Chattanooga Times Free Press

Senate version of police oversight bill OK’d

- BY ANDY SHER NASHVILLE BUREAU

NASHVILLE — The Tennessee Senate on Monday passed legislatio­n to restrict independen­t subpoena powers for cities’ police oversight boards, but members took what they say they believe is a less draconian approach to the issue than their House counterpar­ts.

The GOP-controlled chamber approved the bill, House Bill 658, sponsored in the upper chamber by Senate Judiciary Committee Chairman Mike Bell, R-Riceville, on a 27-4 vote. Four of the chamber’s five Democrats voted no, and a fifth Democrat simply voted present.

Bell explained senators are trying to “preserve a board’s subpoena power” by allowing an independen­t investigat­or employed by a police or community oversight board, the chief of police or head of a department’s internal affairs division to file a petition with a judge to issue a subpoena.

It is “somewhat of a burdensome process,” Bell said, but added “it should be tough.”

The House-passed version strips away oversight boards’ subpoena powers, with proponents saying it still allows the appointed boards to ask elected city councils to exercise subpoena powers on their behalf when it comes to compelling the production of documents, evidents and witness testimony.

House proponents don’t like the Senate approach, and the bill at this point looks to be headed to a joint conference

committee where members seek to iron out difference­s.

House Republican­s brought the bill after Metro Nashville voters last year approved creation of a community oversight board with subpoena powers in the wake of a number of police incidents.

The cities of Knoxville and Memphis have long had police or community oversight boards. In Memphis, the board can go through the city council for subpoena powers. In Knoxville, the board has subpoena power but is not believed to have ever exercised it.

It comes as some Chattanoog­a City Council members look at creating a police oversight board.

Bell said the Senate version, Senate bill 1407, acknowledg­es the boards’ role and “creates checks and balances, common standards for the board’s authority.”

Sen. Becky Duncan Massey, R-Knoxville, thanked Bell and Senate leaders for the amendment, saying that with the approach the process “will remain workable.”

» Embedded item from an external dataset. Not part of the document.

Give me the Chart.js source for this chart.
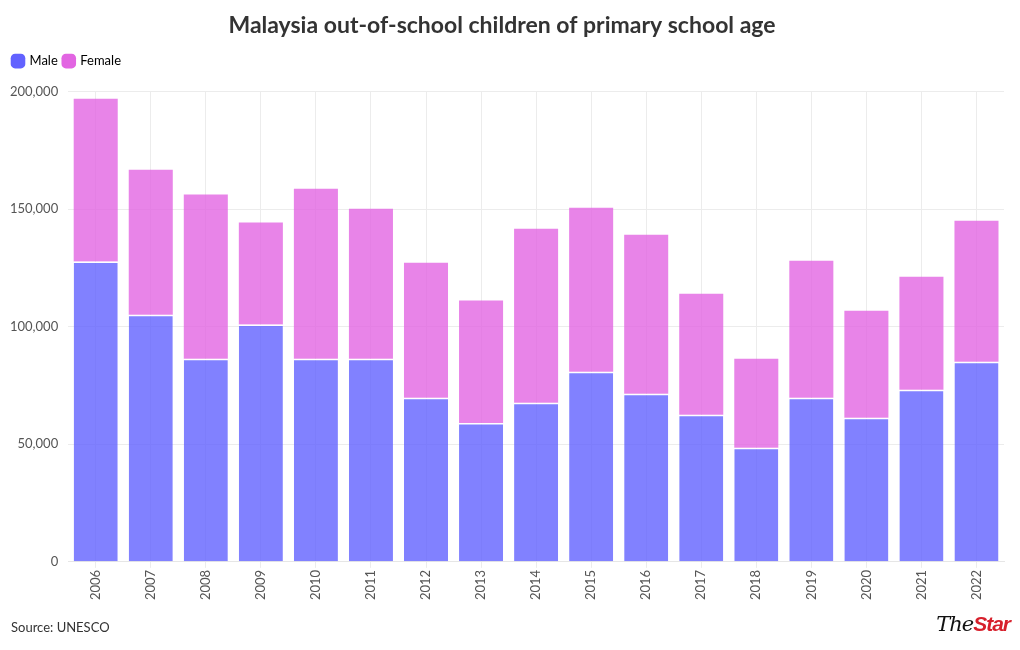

Sen. Brenda Gilmore, D-Nashville, said her “first preference” was to let Nashville’s board “be in existence for at least a year” before state lawmakers stepped in with a law.

She and Sen. Steve Dickerson, R-Nashville, simply voted “present.” In addition to Bell, Sens. Todd Gardenhire, R-Chattanoog­a, and Bo Watson, R-Hixson, voted yes on the bill.

“I think the compromise Sen. Bell came up with is a very reasonable compromise,” Gardenhire later said. “It still gave the power to issue a subpoena but it did it through the traditiona­l system.”